If it does not start on Ether, then it is an electrical problem


#14

C

corvairbob

thanks i took it back and he jsut tossed it out. he got it free at a yard sale and did ot want to put any money into it. thanks all for the great help.


#15

VRR.DYNDNS>BIZ

VRR.DYNDNS>BIZ

ok i will double check. it did run before he changed out the primer bulb so maybe he got them installed wrong. however it does have good compression, or at least from my past experiences with chain saws. i did put in a known good plug and still will not rum.

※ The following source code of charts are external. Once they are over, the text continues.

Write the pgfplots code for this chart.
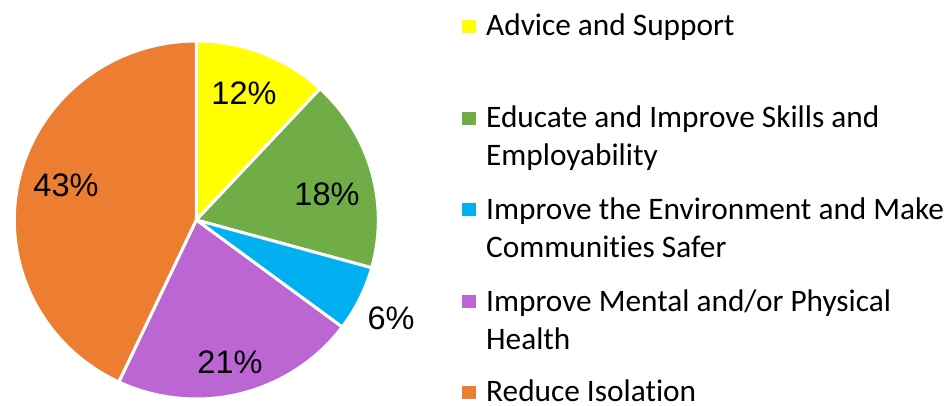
\documentclass[border=0pt]{standalone}
\usepackage{pgfplots}
\pgfplotsset{compat=1.18}
\usepackage{fontspec}
\setmainfont{Carlito}[Ligatures=NoCommon]
\newfontfamily\arial{Liberation Sans}
\definecolor{cyel}{HTML}{FFFF00}
\definecolor{cgrn}{HTML}{70AD47}
\definecolor{cblu}{HTML}{00B0F0}
\definecolor{cpur}{HTML}{BB66D3}
\definecolor{cora}{HTML}{ED7D31}
% slice values (percent): 11.9, 17.4, 5.9, 21.8, 43.0 -> angles clockwise from 90 deg
\begin{document}
\begin{tikzpicture}
\begin{axis}[width=952pt, height=406pt, scale only axis,
  xmin=0, xmax=952, ymin=0, ymax=406, y dir=reverse,
  hide axis, clip=false]
\pgfplotsset{pieslice/.style={draw=white, line width=3pt, line join=round, samples=90}}
% Advice and Support 11.9%
\addplot[pieslice, fill=cyel, domain=47.16:90] ({196.3+182*cos(x)}, {220-179*sin(x)}) -- (axis cs:196.3,220) -- cycle;
% Educate 17.4%
\addplot[pieslice, fill=cgrn, domain=-15.48:47.16] ({196.3+182*cos(x)}, {220-179*sin(x)}) -- (axis cs:196.3,220) -- cycle;
% Environment 5.9%
\addplot[pieslice, fill=cblu, domain=-36.72:-15.48] ({196.3+182*cos(x)}, {220-179*sin(x)}) -- (axis cs:196.3,220) -- cycle;
% Mental/Physical 21.8%
\addplot[pieslice, fill=cpur, domain=-115.2:-36.72] ({196.3+182*cos(x)}, {220-179*sin(x)}) -- (axis cs:196.3,220) -- cycle;
% Reduce Isolation 43.0%
\addplot[pieslice, fill=cora, domain=-270:-115.2] ({196.3+182*cos(x)}, {220-179*sin(x)}) -- (axis cs:196.3,220) -- cycle;

\begin{scope}[every node/.style={font=\arial\fontsize{32.5}{32.5}\selectfont}]
\node at (axis cs:244,93) {12\%};
\node at (axis cs:327,194) {18\%};
\node at (axis cs:391,318) {6\%};
\node at (axis cs:230,362) {21\%};
\node at (axis cs:66,185) {43\%};
\end{scope}

\begin{scope}[every node/.style={font=\fontsize{31.3}{38}\selectfont, anchor=base west, inner sep=0pt, align=left}]
\fill[cyel] (axis cs:461.5,20) rectangle (axis cs:475.5,33);
\node at (axis cs:486,36) {Advice and Support};
\fill[cgrn] (axis cs:461.5,112) rectangle (axis cs:475.5,125);
\node at (axis cs:486,128) {Educate and Improve Skills and};
\node at (axis cs:486,166) {Employability};
\fill[cblu] (axis cs:461.5,203) rectangle (axis cs:475.5,216);
\node at (axis cs:486,219) {Improve the Environment and Make};
\node at (axis cs:486,257) {Communities Safer};
\fill[cpur] (axis cs:461.5,295) rectangle (axis cs:475.5,308);
\node at (axis cs:486,311) {Improve Mental and/or Physical};
\node at (axis cs:486,349) {Health};
\fill[cora] (axis cs:461.5,386) rectangle (axis cs:475.5,399);
\node at (axis cs:486,401) {Reduce Isolation};
\end{scope}
\end{axis}
\pgfresetboundingbox
\path (0,0) rectangle (952pt,406pt);
\end{tikzpicture}
\end{document}
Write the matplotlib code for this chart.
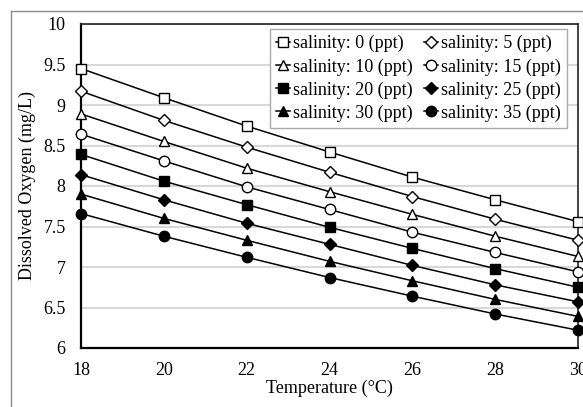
import matplotlib
matplotlib.use("Agg")
import matplotlib.pyplot as plt
from matplotlib.lines import Line2D

plt.rcParams['font.family'] = ['Liberation Serif', 'DejaVu Serif']

temperature = [18, 20, 22, 24, 26, 28, 30]
salinities = [0, 5, 10, 15, 20, 25, 30, 35]
do_values = {
    0:  [9.45, 9.09, 8.74, 8.42, 8.11, 7.83, 7.56],
    5:  [9.17, 8.81, 8.48, 8.17, 7.87, 7.59, 7.33],
    10: [8.89, 8.55, 8.22, 7.93, 7.65, 7.38, 7.13],
    15: [8.64, 8.31, 7.99, 7.71, 7.43, 7.18, 6.94],
    20: [8.39, 8.06, 7.77, 7.49, 7.23, 6.98, 6.75],
    25: [8.14, 7.83, 7.54, 7.28, 7.02, 6.78, 6.57],
    30: [7.90, 7.60, 7.33, 7.07, 6.83, 6.60, 6.39],
    35: [7.66, 7.38, 7.12, 6.87, 6.64, 6.42, 6.22],
}
markers = {0: ('s', 'white'), 5: ('D', 'white'), 10: ('^', 'white'), 15: ('o', 'white'),
           20: ('s', 'black'), 25: ('D', 'black'), 30: ('^', 'black'), 35: ('o', 'black')}
x_ticks = [18, 20, 22, 24, 26, 28, 30]
y_ticks = [6, 6.5, 7, 7.5, 8, 8.5, 9, 9.5, 10]
y_ticklabels = ['6', '6.5', '7', '7.5', '8', '8.5', '9', '9.5', '10']

fig = plt.figure(figsize=(5.83, 4.07), dpi=100)
ax = fig.add_axes([81/583, 1-348/407, 497/583, 324/407])

handles = {}
for s in salinities:
    m, fc = markers[s]
    ms = 6 if m == 'D' else 7.5
    h, = ax.plot(temperature, do_values[s], color='black', lw=1.1, marker=m,
                 markersize=ms, markerfacecolor=fc, markeredgecolor='black',
                 markeredgewidth=1.0, label=f'salinity: {s} (ppt)', zorder=3, clip_on=False)
    handles[s] = h

ax.set_xlim(18, 30)
ax.set_ylim(6, 10)
ax.set_xticks(x_ticks)
ax.set_yticks(y_ticks)
ax.set_yticklabels(y_ticklabels)
ax.yaxis.grid(True, color='#d8d8d8', lw=1.5)
ax.set_axisbelow(True)
ax.tick_params(length=0, labelsize=13, pad=11)
ax.tick_params(axis='x', pad=10)
for side in ['left', 'bottom']:
    ax.spines[side].set_linewidth(1.6)
for side in ['top', 'right']:
    ax.spines[side].set_linewidth(1.2)
    ax.spines[side].set_color('#222222')

ax.set_xlabel('Temperature (°C)', fontsize=13, labelpad=0.5)
ax.set_ylabel('Dissolved Oxygen (mg/L)', fontsize=13, labelpad=5)

order = [0, 10, 20, 30, 5, 15, 25, 35]
leg = ax.legend([handles[s] for s in order], [f'salinity: {s} (ppt)' for s in order],
                ncol=2, loc='upper right', bbox_to_anchor=(0.978, 0.985),
                fontsize=13, frameon=True, fancybox=False, framealpha=1,
                edgecolor='#aaaaaa', handlelength=0.8, handletextpad=0.15,
                columnspacing=0.6, labelspacing=0.32, borderpad=0.35, borderaxespad=0)
leg.get_frame().set_linewidth(1.0)

# outer chart frame
fx = 11/583
fy = 1 - 11/407
fig.add_artist(Line2D([fx, fx], [0, fy], transform=fig.transFigure, color='#8a8a8a', lw=1.0))
fig.add_artist(Line2D([fx, 1], [fy, fy], transform=fig.transFigure, color='#8a8a8a', lw=1.0))

fig.savefig('out.png', dpi=100)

another thing that i do not understand is i put starter fluid and even a squirt of gas and nothing. now i have worked on enough small engines and cars to know that a squirt of gas will cause at least a sputter. but i just may be that the small chainsaws do not like it. but snow blower 2 cycle engines don't seem to mind a squirt of gas to get past the choke or even starting fluid.

but tomorrow i will check the items you talk about here to make sure they are installed correctly. now this carb is way different than i have seen before having 2 bores. one that is connected to the trigger for speed is on the top and looks to go directly into he side of the engine, the other is connected to the choke and when i prime it i do see gas squirting into that bore behind the choke butterfly.

thanks for the pointers so far when i get back to it tomorrow i will let you all know what i find then. thanks bp.
A bad cylinder or stuck rings or scored piston will show high compression on a brisk pull. Pull the cord slowly. If little resistance is felt, compression is inadequate, leaking by on a slow pull telling the story and no transfer fuel from the crankcase and run proper. If a cap full of gas in the cylinder will not fire on a brisk pull with spark, you have problems!!!!!